[BEGIN Supplied data]

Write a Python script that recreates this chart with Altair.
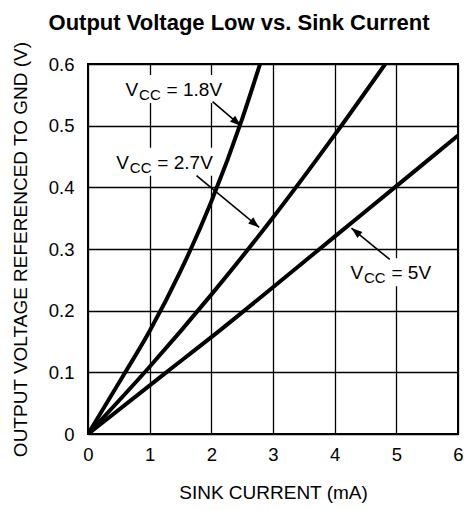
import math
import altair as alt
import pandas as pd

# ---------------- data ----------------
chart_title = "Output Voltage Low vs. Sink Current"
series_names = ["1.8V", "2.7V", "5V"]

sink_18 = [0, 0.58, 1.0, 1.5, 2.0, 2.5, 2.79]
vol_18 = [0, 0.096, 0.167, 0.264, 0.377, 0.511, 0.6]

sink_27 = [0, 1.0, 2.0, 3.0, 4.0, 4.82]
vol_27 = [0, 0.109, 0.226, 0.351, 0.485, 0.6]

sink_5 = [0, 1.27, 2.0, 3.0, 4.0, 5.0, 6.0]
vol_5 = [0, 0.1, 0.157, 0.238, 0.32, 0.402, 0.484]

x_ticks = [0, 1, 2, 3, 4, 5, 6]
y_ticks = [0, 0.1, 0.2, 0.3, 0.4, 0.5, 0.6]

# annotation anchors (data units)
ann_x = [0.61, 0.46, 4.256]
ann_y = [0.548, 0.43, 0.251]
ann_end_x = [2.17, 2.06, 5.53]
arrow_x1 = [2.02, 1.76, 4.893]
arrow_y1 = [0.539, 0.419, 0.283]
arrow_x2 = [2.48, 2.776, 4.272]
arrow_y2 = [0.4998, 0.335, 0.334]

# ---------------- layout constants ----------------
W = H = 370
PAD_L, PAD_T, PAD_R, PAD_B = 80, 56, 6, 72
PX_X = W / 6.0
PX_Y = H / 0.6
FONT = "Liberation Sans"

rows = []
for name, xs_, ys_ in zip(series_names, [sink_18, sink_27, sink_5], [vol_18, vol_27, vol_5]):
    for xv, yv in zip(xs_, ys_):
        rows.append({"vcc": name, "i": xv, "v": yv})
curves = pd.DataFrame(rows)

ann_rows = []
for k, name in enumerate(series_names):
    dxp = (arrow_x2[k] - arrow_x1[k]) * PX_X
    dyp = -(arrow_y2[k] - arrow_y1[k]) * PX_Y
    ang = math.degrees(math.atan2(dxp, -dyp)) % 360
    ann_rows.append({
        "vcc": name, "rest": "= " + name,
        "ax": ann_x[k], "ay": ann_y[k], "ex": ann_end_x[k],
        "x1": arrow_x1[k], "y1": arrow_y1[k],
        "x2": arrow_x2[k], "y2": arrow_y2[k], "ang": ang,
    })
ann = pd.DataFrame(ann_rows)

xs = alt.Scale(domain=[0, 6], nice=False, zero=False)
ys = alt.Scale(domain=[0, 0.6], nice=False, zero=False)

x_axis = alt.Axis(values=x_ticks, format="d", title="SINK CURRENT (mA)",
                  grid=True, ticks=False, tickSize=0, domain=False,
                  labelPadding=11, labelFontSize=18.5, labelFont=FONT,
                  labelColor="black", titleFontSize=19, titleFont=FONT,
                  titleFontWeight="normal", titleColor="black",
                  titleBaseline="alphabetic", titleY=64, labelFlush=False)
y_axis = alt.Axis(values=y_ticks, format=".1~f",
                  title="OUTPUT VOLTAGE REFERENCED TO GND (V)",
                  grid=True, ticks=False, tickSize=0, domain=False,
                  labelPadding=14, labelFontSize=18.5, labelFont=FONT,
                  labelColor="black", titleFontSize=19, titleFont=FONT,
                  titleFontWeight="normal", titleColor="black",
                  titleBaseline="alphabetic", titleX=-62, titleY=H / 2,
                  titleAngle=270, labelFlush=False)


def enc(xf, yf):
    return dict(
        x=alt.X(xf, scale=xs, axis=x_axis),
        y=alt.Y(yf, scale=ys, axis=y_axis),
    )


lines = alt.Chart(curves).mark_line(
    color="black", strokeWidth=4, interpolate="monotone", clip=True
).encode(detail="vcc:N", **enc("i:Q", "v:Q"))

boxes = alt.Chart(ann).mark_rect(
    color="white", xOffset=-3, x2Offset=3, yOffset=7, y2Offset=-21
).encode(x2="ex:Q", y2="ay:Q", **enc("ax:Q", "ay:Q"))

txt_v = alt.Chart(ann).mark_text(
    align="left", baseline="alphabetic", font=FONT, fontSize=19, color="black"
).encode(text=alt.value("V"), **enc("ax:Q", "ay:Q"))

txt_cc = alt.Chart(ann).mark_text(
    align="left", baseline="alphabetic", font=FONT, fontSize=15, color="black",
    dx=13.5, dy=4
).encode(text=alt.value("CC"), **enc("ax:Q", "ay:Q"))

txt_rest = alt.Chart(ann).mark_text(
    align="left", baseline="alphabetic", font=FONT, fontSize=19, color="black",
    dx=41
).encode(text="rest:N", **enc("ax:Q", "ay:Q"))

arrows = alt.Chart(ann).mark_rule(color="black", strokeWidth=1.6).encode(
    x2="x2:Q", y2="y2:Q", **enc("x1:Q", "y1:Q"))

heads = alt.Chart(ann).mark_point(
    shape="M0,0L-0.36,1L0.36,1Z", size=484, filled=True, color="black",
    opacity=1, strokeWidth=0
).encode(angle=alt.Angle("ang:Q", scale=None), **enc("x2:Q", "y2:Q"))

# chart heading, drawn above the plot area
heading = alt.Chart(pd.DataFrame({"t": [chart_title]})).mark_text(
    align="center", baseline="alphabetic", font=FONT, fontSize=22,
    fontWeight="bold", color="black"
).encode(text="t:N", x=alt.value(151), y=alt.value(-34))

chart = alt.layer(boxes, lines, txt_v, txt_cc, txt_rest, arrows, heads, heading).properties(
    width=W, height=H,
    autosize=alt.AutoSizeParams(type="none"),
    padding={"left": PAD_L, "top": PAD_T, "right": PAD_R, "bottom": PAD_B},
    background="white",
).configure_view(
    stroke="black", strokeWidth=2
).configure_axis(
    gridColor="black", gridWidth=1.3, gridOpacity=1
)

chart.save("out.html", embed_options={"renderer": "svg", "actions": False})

[END Supplied data]

### [Short task]
Repeat, with no pictures, each line from the beginning of the data through the line containing "vol_18 = [0, 0.096, 0.167, 0.264, 0.377, 0.511, 0.6]", inclusive.

### [The reply]
Write a Python script that recreates this chart with Altair.
import math
import altair as alt
import pandas as pd

# ---------------- data ----------------
chart_title = "Output Voltage Low vs. Sink Current"
series_names = ["1.8V", "2.7V", "5V"]

sink_18 = [0, 0.58, 1.0, 1.5, 2.0, 2.5, 2.79]
vol_18 = [0, 0.096, 0.167, 0.264, 0.377, 0.511, 0.6]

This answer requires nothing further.